**MATERIAL PROVIDED:**
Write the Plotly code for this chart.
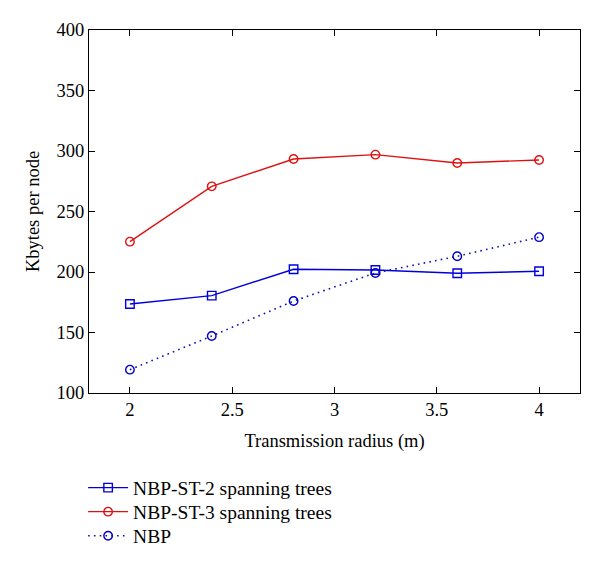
import plotly.graph_objects as go

radius = [2.0, 2.4, 2.8, 3.2, 3.6, 4.0]
st2 = [173.6, 180.5, 202.3, 201.7, 199.0, 200.6]
st3 = [225.1, 270.8, 293.4, 297.0, 290.1, 292.6]
nbp = [119.3, 147.1, 176.0, 199.2, 213.0, 228.8]

names = ["NBP-ST-2 spanning trees", "NBP-ST-3 spanning trees", "NBP"]
x_ticks = [2, 2.5, 3, 3.5, 4]
y_ticks = [100, 150, 200, 250, 300, 350, 400]

font_family = "Liberation Serif, Times New Roman, serif"

fig = go.Figure()
fig.add_trace(go.Scatter(x=radius, y=st2, name=names[0], mode="lines+markers", legend="legend",
                         line=dict(color="#0000dd", width=1.4),
                         marker=dict(symbol="square-open", size=8.5, color="#0000dd", line=dict(width=1.4))))
fig.add_trace(go.Scatter(x=radius, y=st3, name=names[1], mode="lines+markers", legend="legend2",
                         line=dict(color="#e01010", width=1.4),
                         marker=dict(symbol="circle-open", size=8.5, color="#e01010", line=dict(width=1.4))))
fig.add_trace(go.Scatter(x=radius, y=nbp, name=names[2], mode="lines+markers", legend="legend3",
                         line=dict(color="#1010b0", width=1.6, dash="1.6px,4.2px"),
                         marker=dict(symbol="circle-open", size=8.5, color="#0000cc", line=dict(width=1.4))))

axis_common = dict(showline=True, linecolor="black", linewidth=1, mirror="ticks",
                   ticks="inside", ticklen=6, tickcolor="black", showgrid=False,
                   zeroline=False, tickfont=dict(size=18.5, color="black"))

fig.update_xaxes(range=[1.8, 4.2], tickvals=x_ticks, ticktext=[str(t) for t in x_ticks],
                 title=dict(text="Transmission radius (m)", font=dict(size=18.5, color="black"), standoff=14),
                 **axis_common)
fig.update_yaxes(range=[100, 400], tickvals=y_ticks,
                 title=dict(text="Kbytes per node", font=dict(size=18.5, color="black"), standoff=12),
                 **axis_common)

leg_common = dict(x=-0.012, xanchor="left", yanchor="middle",
                  font=dict(size=19.5, color="black"), bgcolor="rgba(0,0,0,0)", itemwidth=40)

fig.update_layout(
    width=600, height=568,
    margin=dict(l=81, r=28, t=22, b=183),
    paper_bgcolor="white", plot_bgcolor="white",
    font=dict(family=font_family, size=18.5, color="black"),
    showlegend=True,
    legend=dict(y=-0.2617, **leg_common),
    legend2=dict(y=-0.3278, **leg_common),
    legend3=dict(y=-0.394, **leg_common),
)

fig.write_html("out.html")
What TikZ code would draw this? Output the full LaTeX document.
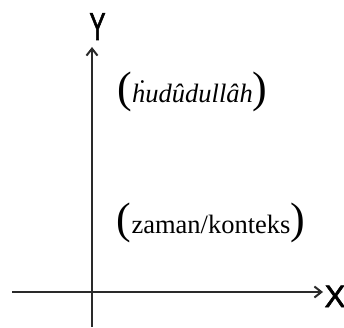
\documentclass[tikz,border=0pt]{standalone}
\usepackage{fontspec}
\usepackage{graphicx}
\setmainfont{Liberation Serif}
\newfontfamily\labelfont[FakeBold=2]{Liberation Sans}
\usetikzlibrary{arrows.meta,positioning}
\tikzset{every node/.append style={align=center, inner sep=0pt}}
\definecolor{axisgray}{HTML}{2A2A2A}
\newcommand{\bigparen}[1]{{\fontsize{44}{44}\selectfont #1}}

\begin{document}
\begin{tikzpicture}[x=1pt, y=-1pt, >={Straight Barb[length=7pt,width=11pt]},
    axis/.style={->, line width=2pt, draw=axisgray},
    axislabel/.style={anchor=base, font=\labelfont},
    term/.style={anchor=base, font=\fontsize{26.5}{30}\selectfont}]
  \useasboundingbox (0,0) rectangle (344,328);

  % axes
  \coordinate (xstart) at (12,292);
  \coordinate (xend) at (323,292);
  \coordinate (ystart) at (92,327);
  \coordinate (yend) at (92,47);
  \draw[axis] (xstart) -- (xend);
  \draw[axis] (ystart) -- (yend);

  \node[axislabel, font=\labelfont\fontsize{31}{31}\selectfont] (xlab) at (335,307) {X};
  \node[axislabel, font=\labelfont\fontsize{39}{39}\selectfont] (ylab) at (97.5,40) {\scalebox{0.62}[1]{Y}};

  % the two terms
  \node[term] (hudud) at (192.5,103) {\bigparen{(}\textit{ḣudûdullâh}\bigparen{)}};
  \node[term] (zaman) at (211,233) {\bigparen{(}zaman/konteks\bigparen{)}};
\end{tikzpicture}
\end{document}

**TASK PROMPT:**
Return the entries unchanged, save for the pictures, which do not belong in the copy.

**CORRECT RESULT:**
Write the Plotly code for this chart.
import plotly.graph_objects as go

radius = [2.0, 2.4, 2.8, 3.2, 3.6, 4.0]
st2 = [173.6, 180.5, 202.3, 201.7, 199.0, 200.6]
st3 = [225.1, 270.8, 293.4, 297.0, 290.1, 292.6]
nbp = [119.3, 147.1, 176.0, 199.2, 213.0, 228.8]

names = ["NBP-ST-2 spanning trees", "NBP-ST-3 spanning trees", "NBP"]
x_ticks = [2, 2.5, 3, 3.5, 4]
y_ticks = [100, 150, 200, 250, 300, 350, 400]

font_family = "Liberation Serif, Times New Roman, serif"

fig = go.Figure()
fig.add_trace(go.Scatter(x=radius, y=st2, name=names[0], mode="lines+markers", legend="legend",
                         line=dict(color="#0000dd", width=1.4),
                         marker=dict(symbol="square-open", size=8.5, color="#0000dd", line=dict(width=1.4))))
fig.add_trace(go.Scatter(x=radius, y=st3, name=names[1], mode="lines+markers", legend="legend2",
                         line=dict(color="#e01010", width=1.4),
                         marker=dict(symbol="circle-open", size=8.5, color="#e01010", line=dict(width=1.4))))
fig.add_trace(go.Scatter(x=radius, y=nbp, name=names[2], mode="lines+markers", legend="legend3",
                         line=dict(color="#1010b0", width=1.6, dash="1.6px,4.2px"),
                         marker=dict(symbol="circle-open", size=8.5, color="#0000cc", line=dict(width=1.4))))

axis_common = dict(showline=True, linecolor="black", linewidth=1, mirror="ticks",
                   ticks="inside", ticklen=6, tickcolor="black", showgrid=False,
                   zeroline=False, tickfont=dict(size=18.5, color="black"))

fig.update_xaxes(range=[1.8, 4.2], tickvals=x_ticks, ticktext=[str(t) for t in x_ticks],
                 title=dict(text="Transmission radius (m)", font=dict(size=18.5, color="black"), standoff=14),
                 **axis_common)
fig.update_yaxes(range=[100, 400], tickvals=y_ticks,
                 title=dict(text="Kbytes per node", font=dict(size=18.5, color="black"), standoff=12),
                 **axis_common)

leg_common = dict(x=-0.012, xanchor="left", yanchor="middle",
                  font=dict(size=19.5, color="black"), bgcolor="rgba(0,0,0,0)", itemwidth=40)

fig.update_layout(
    width=600, height=568,
    margin=dict(l=81, r=28, t=22, b=183),
    paper_bgcolor="white", plot_bgcolor="white",
    font=dict(family=font_family, size=18.5, color="black"),
    showlegend=True,
    legend=dict(y=-0.2617, **leg_common),
    legend2=dict(y=-0.3278, **leg_common),
    legend3=dict(y=-0.394, **leg_common),
)

fig.write_html("out.html")
What TikZ code would draw this? Output the full LaTeX document.
\documentclass[tikz,border=0pt]{standalone}
\usepackage{fontspec}
\usepackage{graphicx}
\setmainfont{Liberation Serif}
\newfontfamily\labelfont[FakeBold=2]{Liberation Sans}
\usetikzlibrary{arrows.meta,positioning}
\tikzset{every node/.append style={align=center, inner sep=0pt}}
\definecolor{axisgray}{HTML}{2A2A2A}
\newcommand{\bigparen}[1]{{\fontsize{44}{44}\selectfont #1}}

\begin{document}
\begin{tikzpicture}[x=1pt, y=-1pt, >={Straight Barb[length=7pt,width=11pt]},
    axis/.style={->, line width=2pt, draw=axisgray},
    axislabel/.style={anchor=base, font=\labelfont},
    term/.style={anchor=base, font=\fontsize{26.5}{30}\selectfont}]
  \useasboundingbox (0,0) rectangle (344,328);

  % axes
  \coordinate (xstart) at (12,292);
  \coordinate (xend) at (323,292);
  \coordinate (ystart) at (92,327);
  \coordinate (yend) at (92,47);
  \draw[axis] (xstart) -- (xend);
  \draw[axis] (ystart) -- (yend);

  \node[axislabel, font=\labelfont\fontsize{31}{31}\selectfont] (xlab) at (335,307) {X};
  \node[axislabel, font=\labelfont\fontsize{39}{39}\selectfont] (ylab) at (97.5,40) {\scalebox{0.62}[1]{Y}};

  % the two terms
  \node[term] (hudud) at (192.5,103) {\bigparen{(}\textit{ḣudûdullâh}\bigparen{)}};
  \node[term] (zaman) at (211,233) {\bigparen{(}zaman/konteks\bigparen{)}};
\end{tikzpicture}
\end{document}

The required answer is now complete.